Impressions of Jack Handey’s Stench of Honolulu

(I read an advanced copy of this book so it may be much better. Maybe)

At some point over the summer this book found its way onto the book Wishlist I kept on Amazon before my affair with Goodreads became public knowledge. I figured I’d read it at some point many years down the line when I’d see it at a friend’s house and flip through the first few pages before asking to borrow it- one of the top 5 reasons for having friends in the first place. However, the gods saw fit that I should get to labor through this novella much earlier than that when an hour’s week at local Corvallis bookstore Grassroots Music and Books scored me this among a couple other books, including the most recent Amy Tan and a Margaret Atwood essay collection.

 

My plan was to read Handey’s novella over the past week since it was short and a bunch of deadlines were coming toward me with lightning speed. Then I’d wrap it up and gift it to a friend who I know really enjoys Jack Handey’s Deep Thoughts writings and SNL segments. Now I don’t think that’s going to happen. In fact, for the first time ever, I get what motivates people into book burning.
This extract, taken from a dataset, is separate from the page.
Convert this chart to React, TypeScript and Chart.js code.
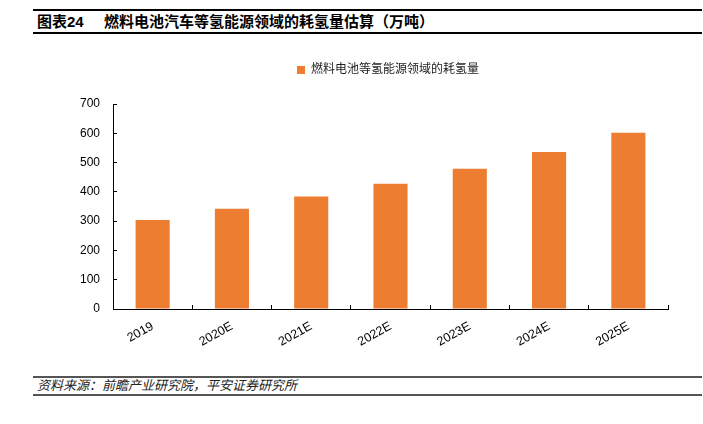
import React, { useEffect, useRef } from "react";
import { Chart, registerables } from "chart.js";

Chart.register(...registerables);

const categories = ["2019", "2020E", "2021E", "2022E", "2023E", "2024E", "2025E"];
const hydrogenUse = [304, 342, 384, 428, 479, 536, 602];
const seriesName = "燃料电池等氢能源领域的耗氢量";
const yTicks = [0, 100, 200, 300, 400, 500, 600, 700];
const titleLabel = "图表24";
const titleText = "燃料电池汽车等氢能源领域的耗氢量估算（万吨）";
const sourceText = "资料来源：前瞻产业研究院，平安证券研究所";

const LATIN = '"Liberation Sans", Arial, "Noto Sans CJK SC", sans-serif';
const CJK = '"Liberation Sans", "Noto Sans CJK SC", sans-serif';

// extra space under the legend and a shift of its centre to the right
const legendTweak = {
  id: "legendTweak",
  beforeUpdate(chart: any) {
    const lg = chart.legend;
    if (lg && !lg._tweaked) {
      const orig = lg.fit.bind(lg);
      lg.fit = function () {
        orig();
        this.height += 18;
        if (this.lineWidths && this.lineWidths.length) {
          this.lineWidths[0] -= 108;
        }
      };
      lg._tweaked = true;
    }
  },
};

export default function App() {
  const ref = useRef<HTMLCanvasElement | null>(null);

  useEffect(() => {
    if (!ref.current) return;
    const chart = new Chart(ref.current, {
      type: "bar",
      data: {
        labels: categories,
        datasets: [
          {
            label: seriesName,
            data: hydrogenUse,
            backgroundColor: "#ED7D31",
            borderWidth: 0,
            categoryPercentage: 1,
            barPercentage: 0.43,
          },
        ],
      },
      plugins: [legendTweak],
      options: {
        responsive: false,
        animation: false,
        devicePixelRatio: 1,
        layout: { padding: { top: 6, right: 35, left: 0, bottom: 0 } },
        plugins: {
          tooltip: { enabled: false },
          legend: {
            display: true,
            position: "top",
            labels: {
              boxWidth: 8,
              boxHeight: 8,
              padding: 28,
              color: "#222",
              font: { size: 12, family: CJK },
            },
          },
        },
        scales: {
          x: {
            afterFit: (s: any) => {
              s.height = 51;
            },
            grid: {
              display: true,
              drawOnChartArea: false,
              drawTicks: true,
              tickLength: -4,
              color: "#000",
              offset: true,
            },
            border: { display: true, color: "#000", width: 1 },
            ticks: {
              minRotation: 29,
              maxRotation: 29,
              padding: 14,
              color: "#000",
              font: { size: 12.5, family: LATIN },
            },
          },
          y: {
            min: 0,
            max: 700,
            afterFit: (s: any) => {
              s.width = 113;
            },
            afterBuildTicks: (s: any) => {
              s.ticks = yTicks.map((v) => ({ value: v }));
            },
            grid: {
              display: true,
              drawOnChartArea: false,
              drawTicks: true,
              tickLength: -4,
              color: "#000",
            },
            border: { display: true, color: "#000", width: 1 },
            ticks: {
              padding: 17,
              color: "#000",
              font: { size: 12, family: LATIN },
            },
          },
        },
      },
    });
    return () => chart.destroy();
  }, []);

  return (
    <div
      style={{
        position: "absolute",
        left: 0,
        top: 0,
        width: 703,
        height: 424,
        background: "#fff",
        overflow: "hidden",
      }}
    >
      <div style={{ position: "absolute", left: 33, top: 9, width: 669, height: 2, background: "#000" }} />
      <div
        style={{
          position: "absolute",
          left: 37,
          top: 12,
          height: 19,
          lineHeight: "19px",
          fontSize: 15,
          fontWeight: "bold",
          fontFamily: CJK,
          color: "#000",
          whiteSpace: "nowrap",
        }}
      >
        <span style={{ display: "inline-block", width: 67 }}>{titleLabel}</span>
        <span>{titleText}</span>
      </div>
      <div style={{ position: "absolute", left: 33, top: 32, width: 669, height: 2, background: "#000" }} />
      <canvas
        ref={ref}
        width={703}
        height={330}
        style={{ position: "absolute", left: 0, top: 30, width: 703, height: 330 }}
      />
      <div style={{ position: "absolute", left: 33, top: 376, width: 669, height: 2, background: "#555" }} />
      <div
        style={{
          position: "absolute",
          left: 37,
          top: 378,
          height: 16,
          lineHeight: "16px",
          fontSize: 13,
          fontStyle: "italic",
          fontFamily: CJK,
          color: "#222",
          whiteSpace: "nowrap",
        }}
      >
        {sourceText}
      </div>
      <div style={{ position: "absolute", left: 33, top: 394, width: 669, height: 2, background: "#555" }} />
    </div>
  );
}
So I know not every book has to have some deep literary quality to it in order to be a good book (I’d actually hate it if every thing I read felt like it had to carry the same breadth of nuance as something written by Jean Rhys or George Saunders). However, I think you can judge a book based off whether it succeeds at its intended goal. In the case of Stench of Honolulu (Stench, for short), Hardey seems intent on achieving little more than a rollicking absurdist narrative, featuring an intensely unreliable narrator and plenty of humorous wordplay. And at this, the book fails more often than not. In fact, once I had determined that this was Handey’s intent, I pledged to make note of every instance in the book that made me laugh and made it to the last page with only a single passage marked. This is not to say that Handey’s work is absent of clever puns or strange imagery, it’s that his narrator’s voice is so one-dimensional that after a couple chapters, his inaccurate descriptions of flora and fauna, and Honolulu’s residents become gratingly predictable.

The failure of humor in Stench makes it difficult to forgive some of its most troubling aspects such as its narrator’s constant belittling and mockery of the native Honolulu(ians?ieze? Marc Maron would know this). Yes, I understand that it’s meant to be a satire about the way some narrow-minded Americans view the people of these Pacific Islands, but satire really needs to be functioning in an intelligent way for it to not simply read as the same sort of racism that it is meant to poke fun of. Therefore scenes such as the narrator’s encounter with a tribe of cannibalistic men is oft-putting more than it’s revelatory about assumptions of native islanders.

I’ll end this earlier than I normally would because I don’t think the world needs another mean review, but before I do I need to question one more choice. Throughout the novella, some chapters end with illustrations of certain items discussed in the narrative. At first I thought that they’d all turn out to be clues that would unfurl some larger scheme in the book, but that turned out to be giving Handey and his editor way too much credit. Instead they seemed to be just a way to take up space in a book that already had relatively large font and paragraph spacing.

Read this book if you need something else to be outraged about today. Don’t read this book if you love yourself. Give book to sworn nemesis, mayhaps?